On Being Rooted


My father died recently and the roots upon which I was born and grew from were suddenly gone. From those ancients roots my own grew and I was left wondering, “Am I now rootless? If not, what are mine?”

Our roots grow deeper, slowly, overtime, in relationship with what is around us, people, experiences and surroundings. Those change over the years, and with them new, unique secondary roots grow, very much like tree roots which communicate, and feed each other through a fungi network. (https://www.smithsonianmag.com/science-nature/the-whispering-trees-180968084/)
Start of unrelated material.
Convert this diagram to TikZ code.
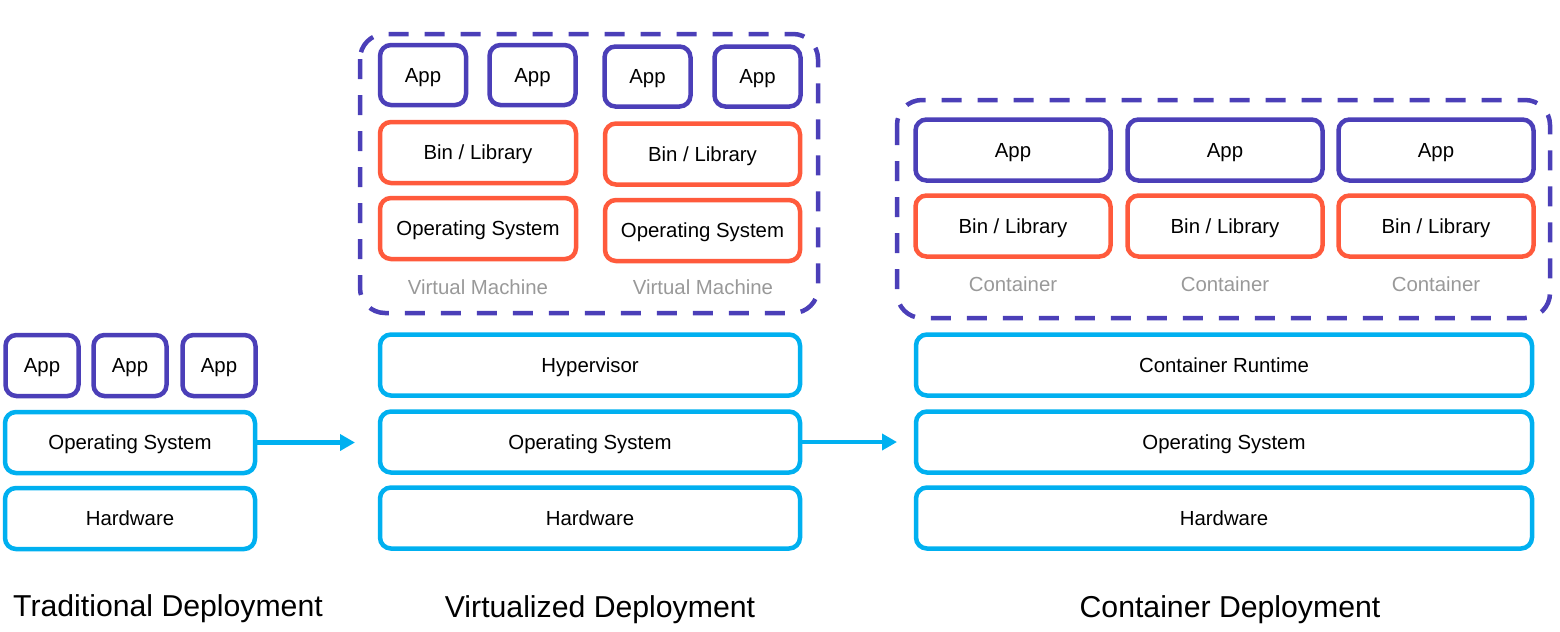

At a minimum, I am now the “bearer roots” of my family history, and with that the need to pass them along so that they don’t fall into oblivion as if they had never lived. Roots carry with them rituals, values, customs, stories. Some of them I will keep, some I will try to detangle and heal, those who don’t feed me  will just have to go. Choosing the roots which feed us is key to become deeply grounded and survive the high tides which come our way.

An understanding of where our roots lie does give us a sense of belonging. To know where we come from and our family stories can help us live better lives.




Find 10 minutes of your time to walk barefoot in the sand or on the grass or any natural terrain. Make yourself aware of the contact of your feet with the Earth.

Draw a simple family tree to share with your family and make you aware of where you come from.

Bake your grandmother’s famous pie, tell your children or grandchildren a story from your family that they have not heard before.

Create a new ritual which will become part of your roots.